RE pricing page: yes, we do state that there’s a minimum of 5 seats. But there are no chargebacks here, since we don’t take a card upfront and we don’t bill in a hidden way. In the worst case, if you missed or didn’t read that detail, you can simply decline and not subscribe after the trial. You’ll see the price in Stripe before giving us your card. And if you prefer, you can stay on the free plan for up to 5 ppl.
> But there are no chargebacks here, since we don’t take a card upfront and we don’t bill in a hidden way. In the worst case, if you missed or didn’t read that detail, you can simply decline and not subscribe after the trial.
This is a dark pattern. You should display the actual minimum monthly charge in text that is at least as large as the price per user.
No, the worst case is the customer gets the $10 price into their head and then doesn't see the actual monthly charge amount when they subscribe. You are now charging the customer 5x what they expected to pay.
As I mentioned in the article, this is extremely rare for us, but it has happened a couple of times. And that’s where I start having questions and frustration about the process itself.
It constrains liquidated damages to a reasonable figure. But it doesn’t prevent them. As for selling a debt to a collector, that seems perfectly reasonable, particularly if the customer made no effort to cancel.
I am acutely aware that it constrains liquidated damages to a reasonable figure. Conveyance to a collector is, of course, customary in the trade.
The problem is that a “punitive” amount of liquidated damages is neither reasonable, nor would it typically be found to have been the product of an actual estimate of the damages. See, 356 cmt. a.
If you didn’t say “punitive” in the LD provision, you’d have the “reasonable estimate” conversation but GP straight up called it a punitive clause, which is not going to fly (in many jurisdictions, ianyl, etc. etc.)

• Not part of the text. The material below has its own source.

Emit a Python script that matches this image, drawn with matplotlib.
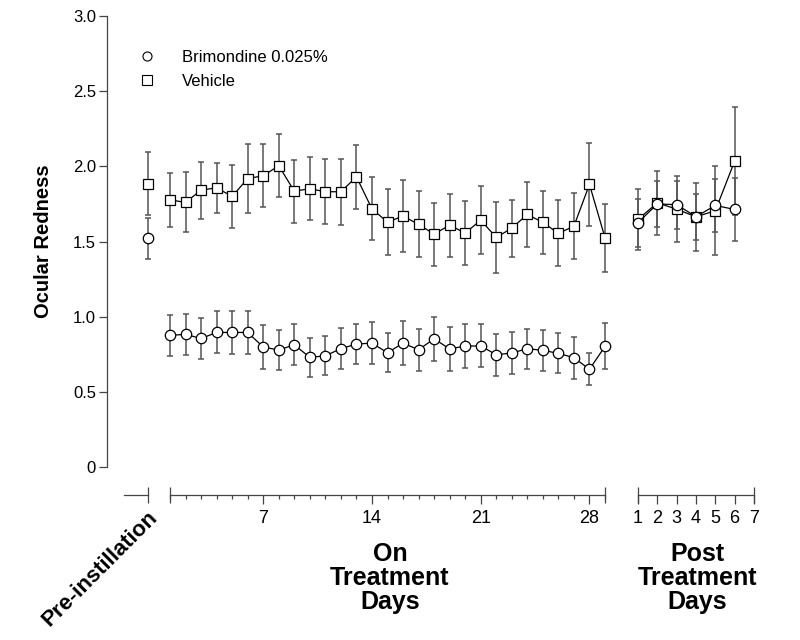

> a “punitive” amount of liquidated damages is neither reasonable, nor would it typically be found to have been the product of an actual estimate of the damages
Would note that the Restatement isn’t law, but an influential guideline. As long as the punitive terms are clearly agreed to, they ought to be able to fly. (Particularly if made in exchange for money, e.g. pay a premium to opt out of punitive cancellation.)